NEWS

Stelios Papathemelis: ‘No secret’

Stelios Papathemelis, who has made a close study of the Polk affair, notes that while «there were notable political murders (George I, Polk, Lambrakis), that must not mislead us into parapsychological interpretations, such as that this city has some ‘secret’ that inspires political murderers and impels them to commit crimes. «Certainly the image of Thessaloniki as a city of political crimes was much intensified by the fact that the murder of the American journalist George Polk gained lasting news value. For the sixth decade since the crime was committed, books are being written about it in America and Greece, and films are being made as if it were a current event.

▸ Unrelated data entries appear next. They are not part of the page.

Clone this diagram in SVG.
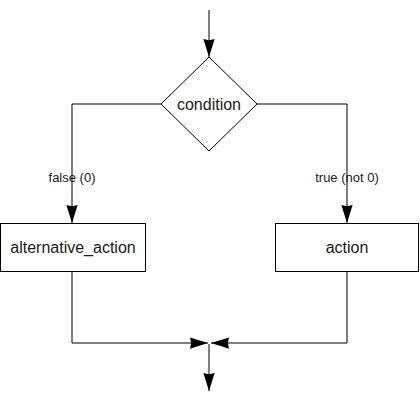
<svg xmlns="http://www.w3.org/2000/svg" width="420" height="401" viewBox="0 0 420 401">
<style>
.shape{fill:#fff;stroke:#000;stroke-width:1}
.edge{fill:none;stroke:#000;stroke-width:1}
.nt{font-family:"Liberation Sans",Arial,sans-serif;font-size:16px;fill:#1a1a1a;text-anchor:middle}
.lt{font-family:"Liberation Sans",Arial,sans-serif;font-size:13px;fill:#1a1a1a;text-anchor:middle}
</style>
<defs>
<marker id="arr" markerUnits="userSpaceOnUse" markerWidth="18" markerHeight="12" refX="16" refY="5" orient="auto" viewBox="0 0 16 10">
<path d="M0,0 L16,5 L0,10 L1,5 Z" fill="#000"/>
</marker>
</defs>
<rect width="420" height="401" fill="#fff"/>
<g id="connectors">
<path class="edge" d="M209,10 L209,57" marker-end="url(#arr)"/>
<path class="edge" d="M161,104 L72,104 L72,223" marker-end="url(#arr)"/>
<path class="edge" d="M257,104 L347,104 L347,223" marker-end="url(#arr)"/>
<path class="edge" d="M72,271 L72,343 L208,343" marker-end="url(#arr)"/>
<path class="edge" d="M347,271 L347,343 L211,343" marker-end="url(#arr)"/>
<path class="edge" d="M209,344 L209,391" marker-end="url(#arr)"/>
<text class="lt" x="72" y="182">false (0)</text>
<text class="lt" x="347" y="182">true (not 0)</text>
</g>
<g id="condition">
<polygon class="shape" points="209,57 257,104 209,151 161,104"/>
<text class="nt" x="209" y="110">condition</text>
</g>
<g id="alternative_action">
<rect class="shape" x="0.5" y="223.5" width="145" height="48"/>
<text class="nt" x="73" y="253">alternative_action</text>
</g>
<g id="action">
<rect class="shape" x="275.5" y="223.5" width="143" height="48"/>
<text class="nt" x="347" y="253">action</text>
</g>
</svg>
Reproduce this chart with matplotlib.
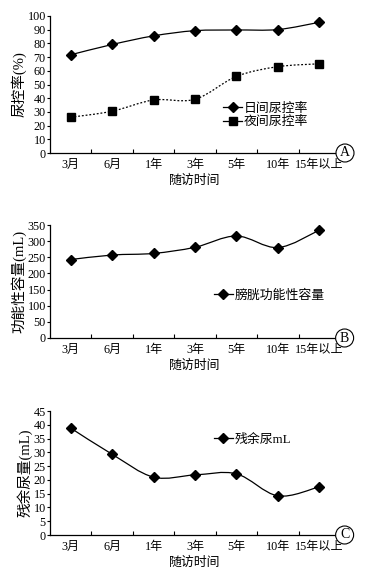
import numpy as np
import matplotlib
matplotlib.use("Agg")
import matplotlib.pyplot as plt
from matplotlib.path import Path
from matplotlib.patches import PathPatch
from matplotlib.lines import Line2D

plt.rcParams["font.family"] = ["Liberation Serif", "Noto Sans CJK SC"]

categories = ["3月", "6月", "1年", "3年", "5年", "10年", "15年以上"]
day_rate = [71.7, 79.2, 85.5, 89.3, 89.8, 90.1, 95.4]
night_rate = [26.1, 30.5, 38.7, 39.2, 55.9, 63.0, 65.1]
capacity = [243, 257, 262, 281, 316, 280, 334]
residual = [38.8, 29.3, 21.0, 21.8, 22.2, 14.2, 17.5]

W, H = 369, 577
fig = plt.figure(figsize=(W / 100, H / 100), dpi=100)


def ax_px(left, right, top, bottom):
    # axes box from pixel edges
    return fig.add_axes([left / W, 1 - bottom / H, (right - left) / W, (bottom - top) / H])


def smooth_path(x, y):
    # excel-style smoothed line: catmull-rom segments as cubic beziers
    pts = np.column_stack([x, y]).astype(float)
    n = len(pts)
    verts = [pts[0]]
    codes = [Path.MOVETO]
    for i in range(n - 1):
        p0 = pts[i - 1] if i > 0 else pts[i]
        p1, p2 = pts[i], pts[i + 1]
        p3 = pts[i + 2] if i + 2 < n else pts[i + 1]
        c1 = p1 + (p2 - p0) / 6
        c2 = p2 - (p3 - p1) / 6
        verts += [c1, c2, p2]
        codes += [Path.CURVE4] * 3
    return Path(verts, codes)


def draw_series(ax, vals, marker, ms, ls="-"):
    x = np.arange(len(vals))
    ax.add_patch(PathPatch(smooth_path(x, vals), fill=False, edgecolor="black",
                           linewidth=0.9, linestyle=ls, zorder=2))
    ax.plot(x, vals, linestyle="none", marker=marker, markersize=ms,
            color="black", zorder=3)


def style_axes(ax, ymax, ystep, ylabel, letter):
    ax.set_xlim(-0.5, len(categories) - 0.5)
    ax.set_ylim(0, ymax)
    ax.set_yticks(np.arange(0, ymax + 0.1, ystep))
    ax.set_xticks(np.arange(len(categories)))
    ax.set_xticklabels(categories)
    ax.set_xticks(np.arange(0.5, len(categories) - 1, 1), minor=True)
    ax.tick_params(axis="x", which="major", length=0, pad=4, labelsize=8.7)
    ax.tick_params(axis="x", which="minor", direction="in", length=3, width=0.8)
    ax.tick_params(axis="y", direction="out", length=2, width=0.8, pad=1, labelsize=8.7)
    for s in ("top", "right"):
        ax.spines[s].set_visible(False)
    for s in ("left", "bottom"):
        ax.spines[s].set_linewidth(0.9)
    ax.set_xlabel("随访时间", fontsize=9.3, labelpad=3)
    ax.set_ylabel(ylabel, fontsize=10.5, labelpad=1)
    ax.text(1.0, 0.0, letter, transform=ax.transAxes, fontsize=10,
            ha="left", va="center",
            bbox=dict(boxstyle="circle,pad=0.18", fc="white", ec="black", lw=0.8))


def handle(marker, ms):
    return Line2D([], [], color="black", linewidth=0.9, marker=marker, markersize=ms)


# panel A
axA = ax_px(50, 340, 16, 153)
draw_series(axA, day_rate, "D", 5)
draw_series(axA, night_rate, "s", 5.5, ls=(0, (1.5, 1.5)))
style_axes(axA, 100, 10, "尿控率(%)", "A")
axA.legend([handle("D", 5), handle("s", 5.5)], ["日间尿控率", "夜间尿控率"],
           loc="upper left", bbox_to_anchor=(217 / W, 1 - 96 / H),
           bbox_transform=fig.transFigure, frameon=False, fontsize=9.3,
           handlelength=1.4, handletextpad=0.15, labelspacing=0.1, borderpad=0)

# panel B
axB = ax_px(50, 340, 225, 338)
draw_series(axB, capacity, "D", 5)
style_axes(axB, 350, 50, "功能性容量(mL)", "B")
axB.legend([handle("D", 5)], ["膀胱功能性容量"],
           loc="upper left", bbox_to_anchor=(208 / W, 1 - 283 / H),
           bbox_transform=fig.transFigure, frameon=False, fontsize=9.3,
           handlelength=1.4, handletextpad=0.15, borderpad=0)

# panel C
axC = ax_px(50, 340, 411, 535)
draw_series(axC, residual, "D", 5)
style_axes(axC, 45, 5, "残余尿量(mL)", "C")
axC.legend([handle("D", 5)], ["残余尿mL"],
           loc="upper left", bbox_to_anchor=(208 / W, 1 - 427 / H),
           bbox_transform=fig.transFigure, frameon=False, fontsize=9.3,
           handlelength=1.4, handletextpad=0.15, borderpad=0)

fig.savefig("out.png", dpi=100)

In the US alone in the 1990s, we had books by Edmund Keeley, Kati Marton and Elias Vlanton. «Meanwhile, the heirs of Grigoris Staktopoulos are knocking on the door of the Supreme Court for the fourth time, requesting a re-examination of the trial of Staktopoulos, who was sentenced in a ‘show trial’ – in the phrase of [late prime minister] Panayiotis Kanellopoulos – allegedly as the moral instigator of the Polk murder. «It is not the city that ‘provoked’ the murders but a coincidence that it was chosen by their planners, whose victims happened to be in Thessaloniki. The three notable murders of Thessaloniki could have been carried out in Athens.»